Militerisasi Jepang Masih dalam Kerangka Kebijakan AS?

Mediaumat.id – Direktur Forum Islamic World Studies (FIWS) Farid Wadjdi memprediksi apa yang dilakukan Jepang, yang oleh Rusia, Korea Utara, dan Cina itu dikatakan militerisasi, masih dalam kerangka kebijakan Amerika Serikat.

“Melihat kondisi sekarang ini, kita bisa menduga sebenarnya masih dalam kerangka kebijakan Amerika,” tuturnya dalam Kabar Petang: Bangkitnya Militerisasi Jepang Merubah Politik dunia? di kanal YouTube Khilafah News, Sabtu (7/1/2023).

Di antara indikasinya, ungkap Farid, Washington, menyambut baik strategi ini. Penasihat keamanan nasional Gedung Putih Amerika mengatakan, tujuan Jepang yang tercermin dalam peningkatan investasi pertahanannya secara signifikan akan memperkuat dan memodernisasi aliansi Amerika-Jepang.
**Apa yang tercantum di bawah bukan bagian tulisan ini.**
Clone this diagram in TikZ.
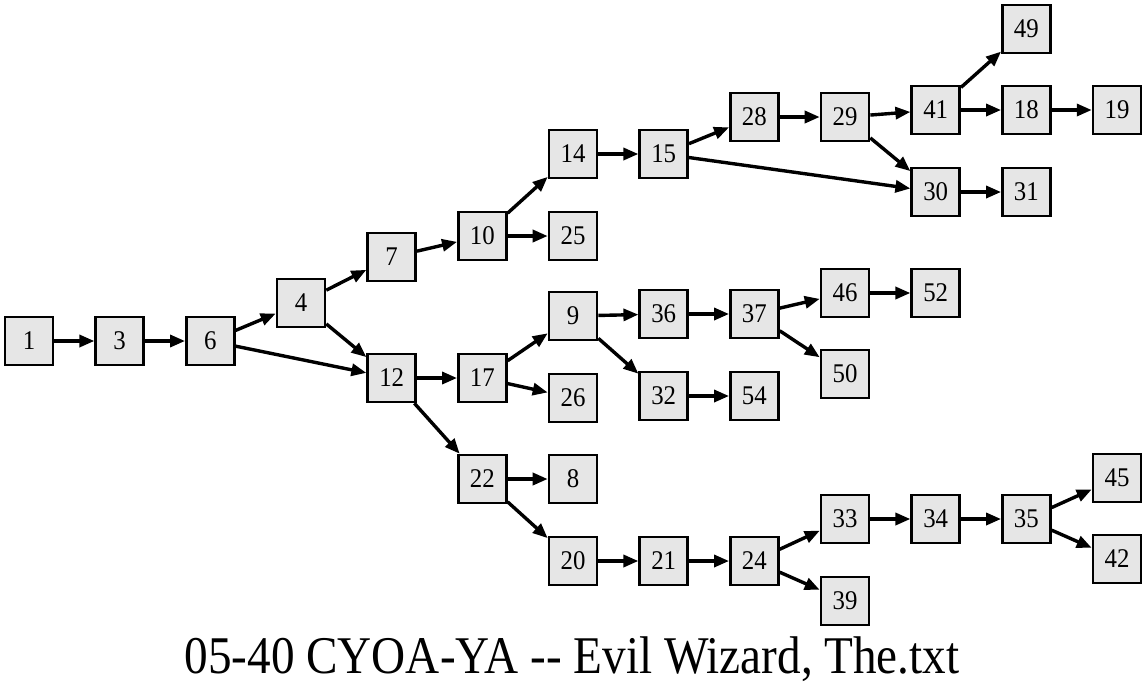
\documentclass[tikz,border=0pt]{standalone}
\usepackage{fontspec}
\setmainfont{Liberation Serif}
\newfontfamily\pagefont[FakeStretch=0.92]{Liberation Serif}
\newfontfamily\titlefont[FakeStretch=0.89]{Liberation Serif}
\usetikzlibrary{positioning,arrows.meta}
\definecolor{pagefill}{RGB}{230,230,230}

\begin{document}
\begin{tikzpicture}[x=1pt, y=-1pt, node distance=90.67pt,
    page/.style={draw, fill=pagefill, line width=2.6pt, minimum size=48pt, inner sep=0pt, font=\pagefont\fontsize{27}{29}\selectfont},
    link/.style={line width=3.4pt, -{Triangle[length=15pt,width=12pt]}}]
        \useasboundingbox (0,0) rectangle (1147,689);

        % Nodes
        \node (p1) [page] at (29,341) {1};
        \node (p3) [page, right of=p1] {3};
        \node (p6) [page, right of=p3] {6};
        \node (p4) [page, right of=p6, yshift=38pt] {4};
        \node (p7) [page, right of=p4, yshift=46pt] {7};
        \node (p12) [page, right of=p4, yshift=-75pt] {12};
        \node (p10) [page, right of=p7, yshift=21pt] {10};
        \node (p14) [page, right of=p10, yshift=82pt] {14};
        \node (p25) [page, right of=p10] {25};
        \node (p15) [page, right of=p14] {15};
        \node (p28) [page, right of=p15, yshift=37pt] {28};
        \node (p29) [page, right of=p28] {29};
        \node (p41) [page, right of=p29, yshift=7pt] {41};
        \node (p30) [page, right of=p29, yshift=-75pt] {30};
        \node (p31) [page, right of=p30] {31};
        \node (p49) [page, right of=p41, yshift=81pt] {49};
        \node (p18) [page, right of=p41] {18};
        \node (p19) [page, right of=p18] {19};
        \node (p17) [page, right of=p12] {17};
        \node (p22) [page, right of=p12, yshift=-101pt] {22};
        \node (p9) [page, right of=p17, yshift=62pt] {9};
        \node (p26) [page, right of=p17, yshift=-20pt] {26};
        \node (p36) [page, right of=p9, yshift=2pt] {36};
        \node (p37) [page, right of=p36] {37};
        \node (p46) [page, right of=p37, yshift=21pt] {46};
        \node (p50) [page, right of=p37, yshift=-60pt] {50};
        \node (p52) [page, right of=p46] {52};
        \node (p32) [page, right of=p9, yshift=-80pt] {32};
        \node (p54) [page, right of=p32] {54};
        \node (p8) [page, right of=p22] {8};
        \node (p20) [page, right of=p22, yshift=-82pt] {20};
        \node (p21) [page, right of=p20] {21};
        \node (p24) [page, right of=p21] {24};
        \node (p33) [page, right of=p24, yshift=42pt] {33};
        \node (p39) [page, right of=p24, yshift=-40pt] {39};
        \node (p34) [page, right of=p33] {34};
        \node (p35) [page, right of=p34] {35};
        \node (p45) [page, right of=p35, yshift=41pt] {45};
        \node (p42) [page, right of=p35, yshift=-40pt] {42};
        \node (title) [anchor=base, font=\titlefont\fontsize{53}{56}\selectfont] at (572,673) {05-40 CYOA-YA -{}- Evil Wizard, The.txt};

        % Edges
        \draw[link] (p1) -- (p3);
        \draw[link] (p3) -- (p6);
        \draw[link] (p6) -- (p4);
        \draw[link] (p6) -- (p12);
        \draw[link] (p4) -- (p7);
        \draw[link] (p4) -- (p12);
        \draw[link] (p7) -- (p10);
        \draw[link] (p10) -- (p14);
        \draw[link] (p10) -- (p25);
        \draw[link] (p14) -- (p15);
        \draw[link] (p15) -- (p28);
        \draw[link] (p15) -- (p30);
        \draw[link] (p28) -- (p29);
        \draw[link] (p29) -- (p41);
        \draw[link] (p29) -- (p30);
        \draw[link] (p41) -- (p49);
        \draw[link] (p41) -- (p18);
        \draw[link] (p18) -- (p19);
        \draw[link] (p30) -- (p31);
        \draw[link] (p12) -- (p17);
        \draw[link] (p12) -- (p22);
        \draw[link] (p17) -- (p9);
        \draw[link] (p17) -- (p26);
        \draw[link] (p9) -- (p36);
        \draw[link] (p9) -- (p32);
        \draw[link] (p36) -- (p37);
        \draw[link] (p37) -- (p46);
        \draw[link] (p37) -- (p50);
        \draw[link] (p46) -- (p52);
        \draw[link] (p32) -- (p54);
        \draw[link] (p22) -- (p8);
        \draw[link] (p22) -- (p20);
        \draw[link] (p20) -- (p21);
        \draw[link] (p21) -- (p24);
        \draw[link] (p24) -- (p33);
        \draw[link] (p24) -- (p39);
        \draw[link] (p33) -- (p34);
        \draw[link] (p34) -- (p35);
        \draw[link] (p35) -- (p45);
        \draw[link] (p35) -- (p42);
    \end{tikzpicture}
\end{document}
Farid juga memprediksi Jepang akan digunakan AS untuk menghadapi Cina dan Rusia. “Tampaknya Jepang saat ini akan digunakan secara optimal oleh Amerika untuk menghadapi Cina dan Rusia. Rusia ketakutan saat Jepang mengadopsi strategi baru pertahanannya karena melihat ini menjadi ancaman untuk Rusia,” imbuhnya.

Setelah kekalahan Jepang dalam Perang Dunia II, Farid menandaskan, AS memastikan Jepang tidak tumbuh menjadi negara militer. “Jepang tetap berada di bawah payung keamanan Amerika dan melarang Jepang untuk membangun pertahanan dan keamanannya yang dianggap bisa mengancam negara-negara lain termasuk Amerika Serikat,” ungkapnya.

Poin Penting

Farid mengatakan, Jepang baru-baru ini mengadopsi atau melakukan amandemen Undang-Undang Strategi Baru Pertahanan Jepang pada Jumat (16/12/2022). Isi adopsi undang-undang tersebut dibeberkan Farid setidaknya ada tiga dokumen pertahanan, yaitu strategi keamanan nasional Jepang, strategi pertahanan nasional, dan program pembangunan pertahanan.
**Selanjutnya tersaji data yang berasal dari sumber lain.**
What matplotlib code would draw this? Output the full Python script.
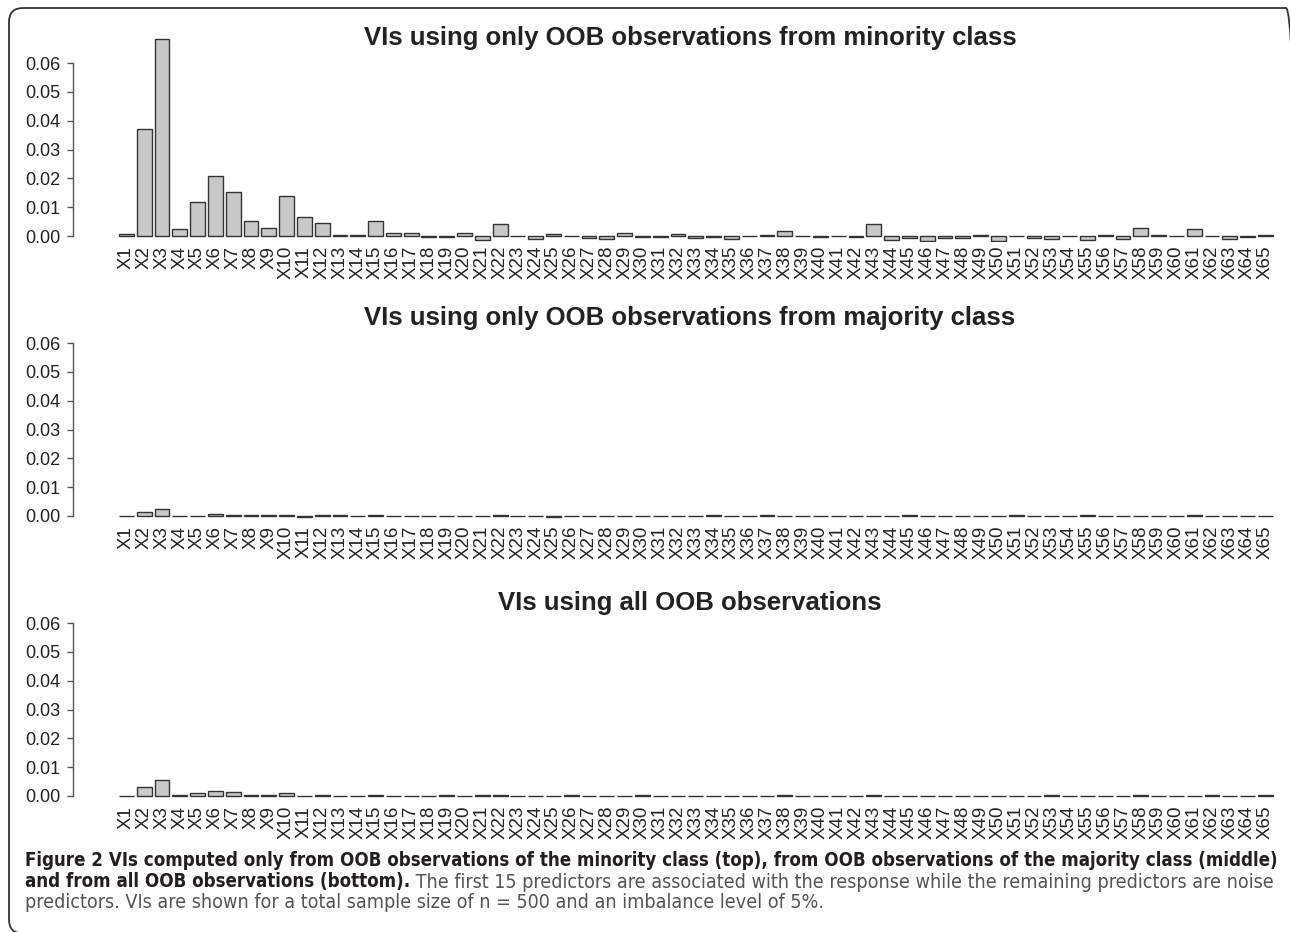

“Berdasarkan poin-poin yang ada di sana, Jepang mengumumkan penghentian penerapan ketentuan konstitusi Jepang yang dibuat oleh Amerika. Meskipun strategi baru Jepang ini hanya bicara tentang serangan balasan dan bersyarat, mengecualikan perang, tapi ini adalah pertama kalinya Jepang menghilangkan ketidakbolehan operasi militer di luar negeri,” paparnya.
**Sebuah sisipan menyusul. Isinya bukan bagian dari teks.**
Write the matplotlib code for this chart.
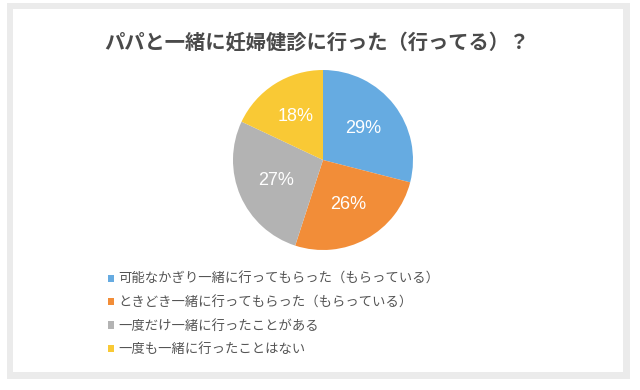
import matplotlib

matplotlib.use("Agg")
import matplotlib.pyplot as plt
from matplotlib.patches import Rectangle

plt.rcParams["font.family"] = ["Noto Sans CJK JP", "DejaVu Sans"]

title = "パパと一緒に妊婦健診に行った（行ってる）？"
labels = [
    "可能なかぎり一緒に行ってもらった（もらっている）",
    "ときどき一緒に行ってもらった（もらっている）",
    "一度だけ一緒に行ったことがある",
    "一度も一緒に行ったことはない",
]
values = [29, 26, 27, 18]
colors = ["#66abe1", "#f28d38", "#b3b3b3", "#f9c935"]

W, H = 640, 390
fig = plt.figure(figsize=(W / 100, H / 100), dpi=100)
fig.patch.set_facecolor("white")

# gray frame + white card
fig.patches.append(Rectangle((7 / W, 1 - 379 / H), 623 / W, 376 / H,
                             transform=fig.transFigure, facecolor="#ebebeb",
                             edgecolor="none", zorder=-2))
fig.patches.append(Rectangle((13 / W, 1 - 372 / H), 610 / W, 363 / H,
                             transform=fig.transFigure, facecolor="white",
                             edgecolor="none", zorder=-1))

fig.text(317 / W, 1 - 42 / H, title, ha="center", va="center",
         fontsize=14.6, fontweight="bold", color="#4a4a4a")

cx, cy, r = 323, 160, 90
ax = fig.add_axes([(cx - r) / W, 1 - (cy + r) / H, 2 * r / W, 2 * r / H])
ax.set_zorder(2)
wedges, _, autotexts = ax.pie(
    values, colors=colors, startangle=90, counterclock=False,
    autopct="%d%%", pctdistance=0.57,
    textprops=dict(color="white", fontsize=13, family=["Liberation Sans"]),
    wedgeprops=dict(linewidth=0),
)
ax.set_aspect("equal")
ax.set_xlim(-1, 1)
ax.set_ylim(-1, 1)
ax.axis("off")

leg = fig.legend(wedges, labels, loc="upper left",
                 bbox_to_anchor=(108 / W, 1 - 272 / H), frameon=False,
                 fontsize=9.6, labelcolor="#555555", handlelength=0.45,
                 handleheight=0.45, handletextpad=0.35, labelspacing=0.7,
                 borderaxespad=0, borderpad=0)
leg.set_zorder(3)

fig.savefig("out.png", dpi=100)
Strategi ini, lanjutnya, akan menggandakan tingkat belanja militer Jepang dari satu persen menjadi dua persen dari PDB-nya, artinya ini setara dengan belanja negara-negara NATO. Strategi ini juga menuntut persiapan untuk skenario terburuk dalam kondisi yang disebut dengan lingkungan keamanan paling parah dan kompleks.

“Jadi kalau kita lihat Jepang memang mengadopsi strategi baru setidaknya mengurangi apa yang disebut sebagai pendiktean Amerika selama ini terhadap Jepang,” ujarnya.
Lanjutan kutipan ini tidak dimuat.